Qu’y a-t-il dans la tête d’hommes qui en assassinent froidement d’autres par idéologie ? Certains prétendent que la religion fait un grand retour, mais non, il ne s’agit pas de religion. Il s’agit d’idéologies, et ce n’est pas nouveau, même si les crimes qu’elles engendrent laissent un sentiment d’horreur qui paraît toujours inédit.
« L’image représente une figure majeure du discours antisémite et un outil non négligeable dans les processus de discrimination et de persécution des Juifs ». Marie-Anne Matard Bonucci. L’islamophobie est un antisémitisme, et les auteurs de Charlie Hebdo, comme bien d’autres, étaient tombés dans ce mal européen séculaire. Il y a cent ou soixante-dix ans, on ne vit pas des extrémistes assassiner pour autant, au nom de la défense du judaïsme et des juifs, les dessinateurs des journaux qui préparaient les esprits à leur persécution en masse.
La haine est toujours là, mais le monde a changé, et on la trouve maintenant des deux côtés. Les hommes ont montré de quelle horreur à très grande échelle ils étaient capables, la guerre a fait des dizaines de millions de morts, mais les leçons de l’histoire n’ont pas été tirées.
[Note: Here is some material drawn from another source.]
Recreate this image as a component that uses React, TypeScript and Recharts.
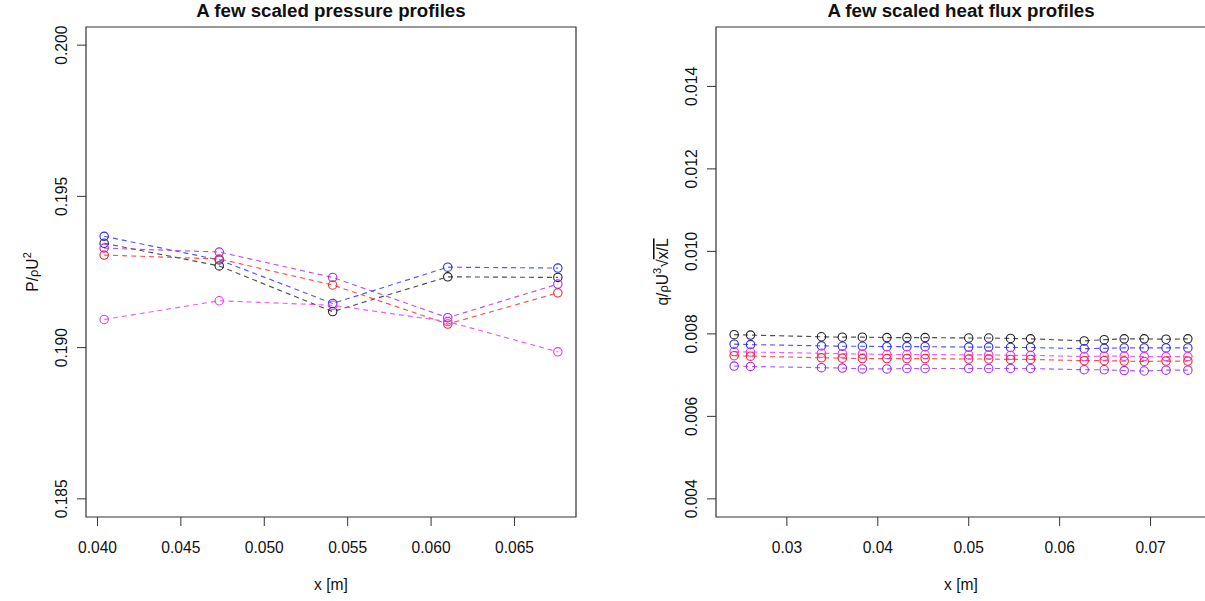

La radicalisation politique sert d’exutoire aux violents et l’islam, insuffisamment défendu de l’intérieur (par des musulmans pacifiques mais souvent prisonniers d’un réflexe identitaire) comme de l’extérieur (par les pouvoirs politiques souvent méprisants et agressifs à son égard), est devenu leur otage. Trop d’intellectuels et de médias se comportent de façon irresponsable, organisant l’amplification et la publicité de la stigmatisation, et par suite, de la division. Tandis que les irresponsables politiques de tous bords, depuis des décennies laissent empirer la situation de la société, où les inégalités se creusent non seulement sur le plan matériel mais sur celui de l’éducation. Au bas de l’échelle certains pratiquent le trafic d’armes et de drogues comme d’autres, en haut de l’échelle, pratiquent le trafic de la vérité, les trafics politiques et les trafics financiers. Le viol de la loi et le faux règnent du haut en bas de la société, et les uns les autres se regardent au miroir de la mort. Ils croient se combattre mais ils œuvrent pour le même camp, et c’est le pays entier, y compris les innocents et les hommes de bonne volonté, qui en est victime.